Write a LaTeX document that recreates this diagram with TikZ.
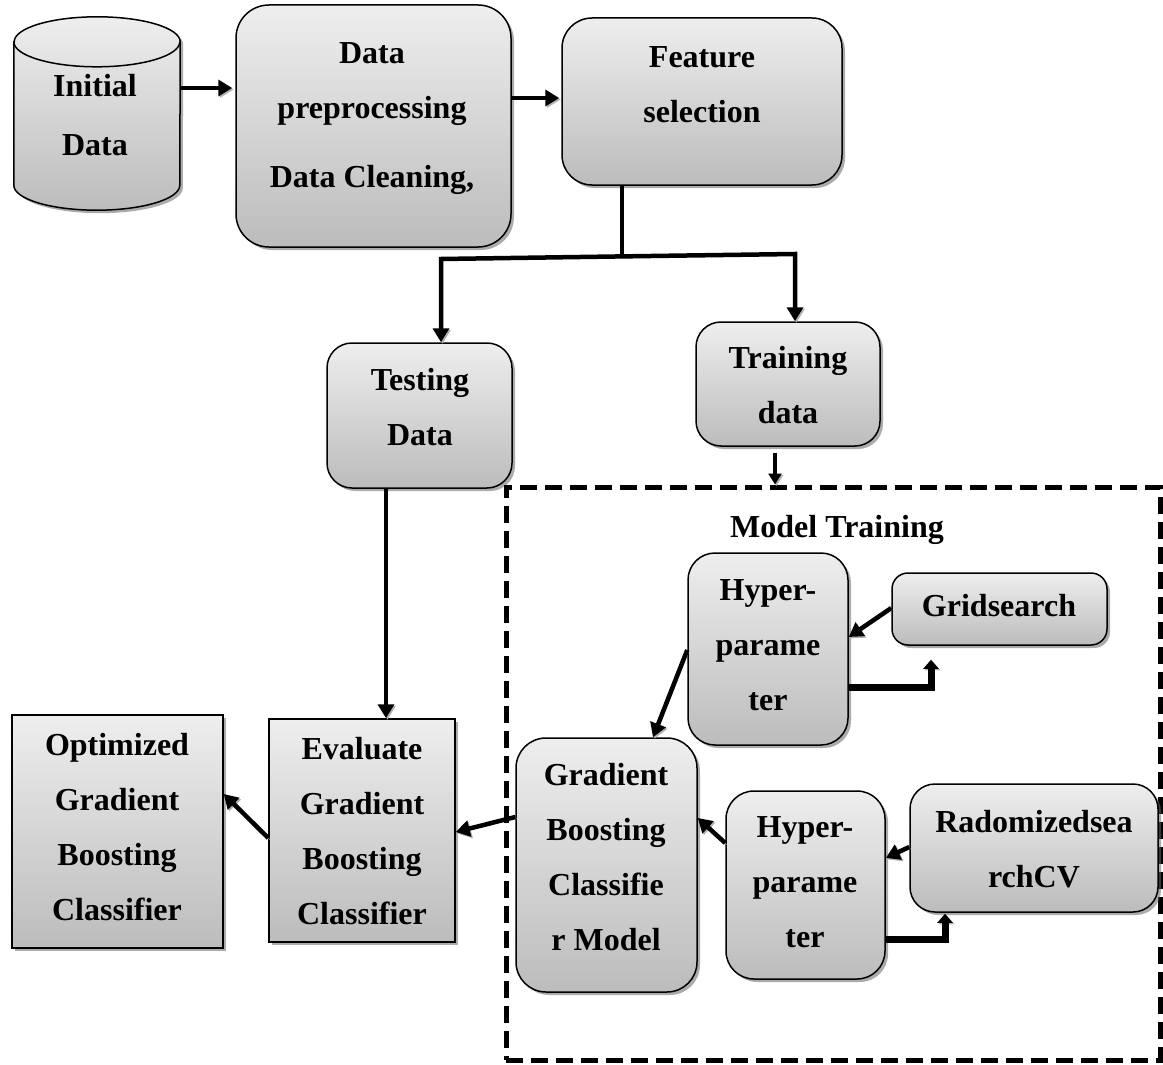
\documentclass[tikz,border=0pt]{standalone}
\usepackage{fontspec}
\setmainfont{Liberation Serif}
\usetikzlibrary{arrows.meta,shadows}
\definecolor{boxtop}{HTML}{EEEEEE}
\definecolor{boxbot}{HTML}{BCBCBC}
\begin{document}
\begin{tikzpicture}[x=1pt,y=1pt,
  sz/.style 2 args={minimum width=#1pt, minimum height=#2pt},
  box/.style={draw=black, line width=1.5pt, top color=boxtop, bottom color=boxbot,
    drop shadow={shadow xshift=3pt, shadow yshift=-3pt, fill=black!60, opacity=0.55},
    inner sep=0pt},
  rbox/.style={box, rounded corners=#1},
  txt/.style={font=\fontsize{32}{55}\selectfont\bfseries, align=center, inner sep=0pt},
  shade arrow/.style={preaction={draw=black!30, transform canvas={shift={(1.5pt,-1.5pt)}}}},
  arr/.style={line width=4.5pt, -{Triangle[length=14pt,width=16pt]}, shade arrow},
  thinarr/.style={line width=3.5pt, -{Triangle[length=11pt,width=13pt]}, shade arrow},
  elbow/.style={line width=7pt, -{Triangle[length=9pt,width=15pt]}, shade arrow},
  link/.style={line width=4.5pt, shade arrow},
  region/.style={draw=black, line width=5pt, dash pattern=on 17pt off 8pt, inner sep=0pt}
]
\useasboundingbox (0,0) rectangle (1163,-1065);

% ---- database cylinder ----
\node[sz={166}{193}, inner sep=0pt] (cyl) at (97,-113.5) {};
\path[drop shadow={shadow xshift=3pt, shadow yshift=-3pt, fill=black!60, opacity=0.55},
      top color=boxtop, bottom color=boxbot, draw=black, line width=1.5pt]
  ([yshift=-25pt]cyl.north west) -- ([yshift=25pt]cyl.south west)
  arc[start angle=180, end angle=360, x radius=83pt, y radius=25pt]
  -- ([yshift=-25pt]cyl.north east)
  arc[start angle=0, end angle=180, x radius=83pt, y radius=25pt] -- cycle;
\draw[line width=1.5pt] ([yshift=-25pt]cyl.north west)
  arc[start angle=180, end angle=360, x radius=83pt, y radius=25pt];
\node[txt] (cyl-t) at (95,-115.5) {Initial\\[4pt]Data};

% ---- top row ----
\node[rbox=33pt, sz={275}{242}] (prep) at (373.5,-126) {};
\node[txt] (prep-t) at (372,-119) {Data\\preprocessing\\[14pt]Data Cleaning,};

\node[rbox=30pt, sz={280}{167}] (feat) at (702,-101.5) {};
\node[txt] (feat-t) at (702,-84.5) {Feature\\selection};

% ---- data split ----
\node[rbox=25pt, sz={185}{145}] (test) at (419.5,-415.5) {};
\node[txt] (test-t) at (420,-407) {Testing\\Data};

\node[rbox=25pt, sz={184}{124}] (train) at (788,-384) {};
\node[txt] (train-t) at (788,-385.5) {Training\\data};

% ---- model training region ----
\node[region, sz={654}{573}] (mt) at (833,-773.5) {};
\node[txt] (mt-t) at (837,-529.5) {Model Training};

\node[rbox=27pt, sz={160}{192}] (hyp1) at (768,-649) {};
\node[txt] (hyp1-t) at (768,-645.5) {Hyper-\\parame\\ter};

\node[rbox=16pt, sz={215}{72}] (grid) at (999.5,-609) {};
\node[txt] (grid-t) at (999,-606) {Gridsearch};

\node[rbox=30pt, sz={181}{254}] (gbc) at (606.5,-865) {};
\node[txt] (gbc-t) at (606,-857.5) {Gradient\\Boosting\\Classifie\\r Model};

\node[rbox=28pt, sz={159}{188}] (hyp2) at (805.5,-885) {};
\node[txt] (hyp2-t) at (805,-882) {Hyper-\\parame\\ter};

\node[rbox=25pt, sz={248}{128}] (rand) at (1034,-848) {};
\node[txt] (rand-t) at (1034,-849) {Radomizedsea\\rchCV};

% ---- evaluation ----
\node[box, sz={186}{223}] (eval) at (362,-830.5) {};
\node[txt] (eval-t) at (362,-831.5) {Evaluate\\Gradient\\Boosting\\Classifier};

\node[box, sz={211}{233}] (opt) at (117.5,-831.5) {};
\node[txt] (opt-t) at (117,-827.5) {Optimized\\Gradient\\Boosting\\Classifier};

% ---- connectors ----
\draw[arr] (cyl.east |- 0,-88) -- ([xshift=-3pt]prep.west |- 0,-88);
\draw[arr] (prep.east |- 0,-98) -- ([xshift=-2pt]feat.west |- 0,-98);

\coordinate (fork) at (622,-256.4);
\coordinate (forkL) at (441,-259);
\coordinate (forkR) at (795,-254);
\draw[link] (feat.south -| fork) -- (fork);
\draw[arr] (fork) -- (forkL) -- (forkL |- test.north);
\draw[arr] (fork) -- (forkR) -- (forkR |- train.north);

\draw[thinarr] ([xshift=-13pt,yshift=-6pt]train.south) -- ([xshift=-13pt]train.south |- mt.north);
\draw[arr] ([xshift=-33.5pt]test.south) -- ([xshift=-33.5pt]test.south |- eval.north);

\draw[arr] (grid.west |- 0,-608) -- (hyp1.east |- 0,-637);
\draw[elbow] (hyp1.east |- 0,-687) -| ([xshift=-68.5pt,yshift=-14pt]grid.south);
\draw[arr] (hyp1.west |- 0,-650) -- ([xshift=46.5pt]gbc.north);

\draw[arr] (rand.west |- 0,-847) -- (hyp2.east |- 0,-858);
\draw[elbow] (hyp2.east |- 0,-939) -| ([xshift=-89pt,yshift=-1pt]rand.south);
\draw[arr] (hyp2.west |- 0,-843) -- (gbc.east |- 0,-818);

\draw[arr] (gbc.west |- 0,-817) -- (eval.east |- 0,-832);
\draw[arr] (eval.west |- 0,-838) -- (opt.east |- 0,-794);
\end{tikzpicture}
\end{document}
________________________
Please reproduce the listing exactly from its opening line through the line that contains "(0,0) rectangle (1163,-1065);", both included, with all pictures omitted.

# [CORRECT RESULT]
Write a LaTeX document that recreates this diagram with TikZ.
\documentclass[tikz,border=0pt]{standalone}
\usepackage{fontspec}
\setmainfont{Liberation Serif}
\usetikzlibrary{arrows.meta,shadows}
\definecolor{boxtop}{HTML}{EEEEEE}
\definecolor{boxbot}{HTML}{BCBCBC}
\begin{document}
\begin{tikzpicture}[x=1pt,y=1pt,
  sz/.style 2 args={minimum width=#1pt, minimum height=#2pt},
  box/.style={draw=black, line width=1.5pt, top color=boxtop, bottom color=boxbot,
    drop shadow={shadow xshift=3pt, shadow yshift=-3pt, fill=black!60, opacity=0.55},
    inner sep=0pt},
  rbox/.style={box, rounded corners=#1},
  txt/.style={font=\fontsize{32}{55}\selectfont\bfseries, align=center, inner sep=0pt},
  shade arrow/.style={preaction={draw=black!30, transform canvas={shift={(1.5pt,-1.5pt)}}}},
  arr/.style={line width=4.5pt, -{Triangle[length=14pt,width=16pt]}, shade arrow},
  thinarr/.style={line width=3.5pt, -{Triangle[length=11pt,width=13pt]}, shade arrow},
  elbow/.style={line width=7pt, -{Triangle[length=9pt,width=15pt]}, shade arrow},
  link/.style={line width=4.5pt, shade arrow},
  region/.style={draw=black, line width=5pt, dash pattern=on 17pt off 8pt, inner sep=0pt}
]
\useasboundingbox (0,0) rectangle (1163,-1065);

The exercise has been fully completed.